I assume since you used an "sde connection" to import the feature class, you used some ArcGIS Desktop tool. There are many that can copy/import data, so I won't guess which one specifically.
As covered in ArcGIS field data types—ArcGIS Help | ArcGIS Desktop ,
Geometry
In ArcGIS, the geometry data type indicates the type of geometry—point, line, polygon, multipoint, or multipatch—the table stores. The field stored as geometry type is called SHAPE when created through ArcGIS.

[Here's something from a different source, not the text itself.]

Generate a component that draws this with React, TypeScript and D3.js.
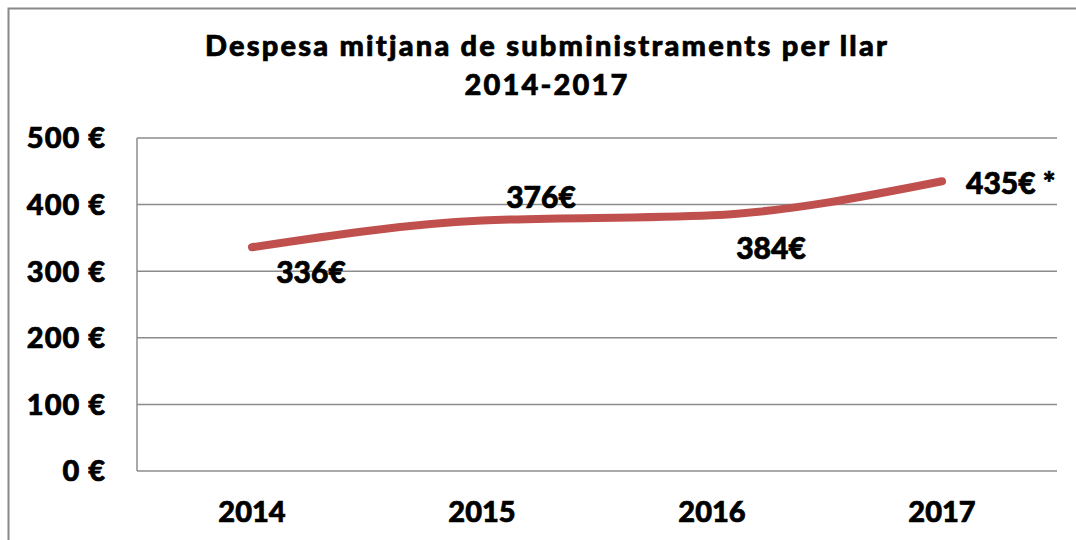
import React from "react";
import * as d3 from "d3";

const years = ["2014", "2015", "2016", "2017"];
const values = [336, 376, 384, 435];
const labels = ["336€", "376€", "384€", "435€ *"];
const yTicks = [0, 100, 200, 300, 400, 500];

const W = 1076, H = 540;
const left = 137, right = 1057, top = 138, bottom = 471;
const FONT = "Lato, 'Open Sans', sans-serif";
const WEIGHT = 900;
const bold = { stroke: "#000", strokeWidth: 0.7 };

export default function App() {
  const x = d3.scaleBand<string>().domain(years).range([left, right]);
  const y = d3.scaleLinear().domain([0, 500]).range([bottom, top]);
  const cx = (d: string) => (x(d) as number) + x.bandwidth() / 2;
  const line = d3
    .line<number>()
    .x((_, i) => cx(years[i]))
    .y((v) => y(v))
    .curve(d3.curveMonotoneX);
  const offs: [number, number, string][] = [
    [59, 25, "middle"],
    [59, -23, "middle"],
    [59, 33, "middle"],
    [24, 2, "start"],
  ];
  return (
    <svg
      width={W}
      height={H}
      style={{ position: "absolute", left: 0, top: 0, background: "#fff" }}
    >
      <rect x={8.5} y={8.5} width={1100} height={560} fill="#fff" stroke="#888" strokeWidth={2} />
      <text
        x={547}
        y={56}
        textAnchor="middle"
        fontFamily={FONT}
        fontWeight={WEIGHT}
        fontSize={29}
        letterSpacing={2.2}
        fill="#000"
        {...bold}
      >
        Despesa mitjana de subministraments per llar
      </text>
      <text
        x={547}
        y={95}
        textAnchor="middle"
        fontFamily={FONT}
        fontWeight={WEIGHT}
        fontSize={29}
        letterSpacing={2.2}
        fill="#000"
        {...bold}
      >
        2014-2017
      </text>
      {yTicks.map((t) => (
        <g key={t}>
          <line x1={left} x2={right} y1={y(t)} y2={y(t)} stroke="#8c8c8c" strokeWidth={1.5} />
          <text
            x={106}
            y={y(t)}
            dy="0.36em"
            textAnchor="end"
            fontFamily={FONT}
            fontWeight={WEIGHT}
            fontSize={29}
            letterSpacing={1}
            fill="#000"
            {...bold}
          >
            {t} €
          </text>
        </g>
      ))}
      <line x1={left} x2={left} y1={top} y2={bottom} stroke="#8c8c8c" strokeWidth={1.5} />
      {years.map((yr) => (
        <text
          key={yr}
          x={cx(yr)}
          y={522}
          textAnchor="middle"
          fontFamily={FONT}
          fontWeight={WEIGHT}
          fontSize={29}
          fill="#000"
          {...bold}
        >
          {yr}
        </text>
      ))}
      <path
        d={line(values) || ""}
        fill="none"
        stroke="#c0504d"
        strokeWidth={8}
        strokeLinecap="round"
        strokeLinejoin="round"
      />
      {values.map((v, i) => (
        <text
          key={i}
          x={cx(years[i]) + offs[i][0]}
          y={y(v) + offs[i][1]}
          dy="0.36em"
          textAnchor={offs[i][2] as any}
          fontFamily={FONT}
          fontWeight={WEIGHT}
          fontSize={30}
          fill="#000"
          {...bold}
        >
          {labels[i]}
        </text>
      ))}
    </svg>
  );
}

When you say the table has values "like 0xE6100000010CF091A1F8EB67354050B8D91D27644440", I am guessing you are looking at the table outside of ArcGIS, in SQL Server Management Studio for example. If you are were looking at the table from within ArcGIS, you would see values line "Polygon" in the Shape column. The value you are seeing is the SQL Server CLR serialization format that MS uses to store GEOMETRY and GEOGRAPHY in SQL Server.
The short answer to your question, i.e., is there "a way to get that bytearray using a SearchCursor," is no. The ArcPy cursors work with several geospatial data formats (WKT, WKB, GeoJSON, Esri JSON, etc...), but there is no property or method for returning the native binary format that MS uses for storing spatial data in SQL Server.
The only possible option is if Microsoft supports an "asBinary" request on the geometry, and the result is parsed as a BLOB. But that's the long way around the lake when WKT and WKB should be valid options.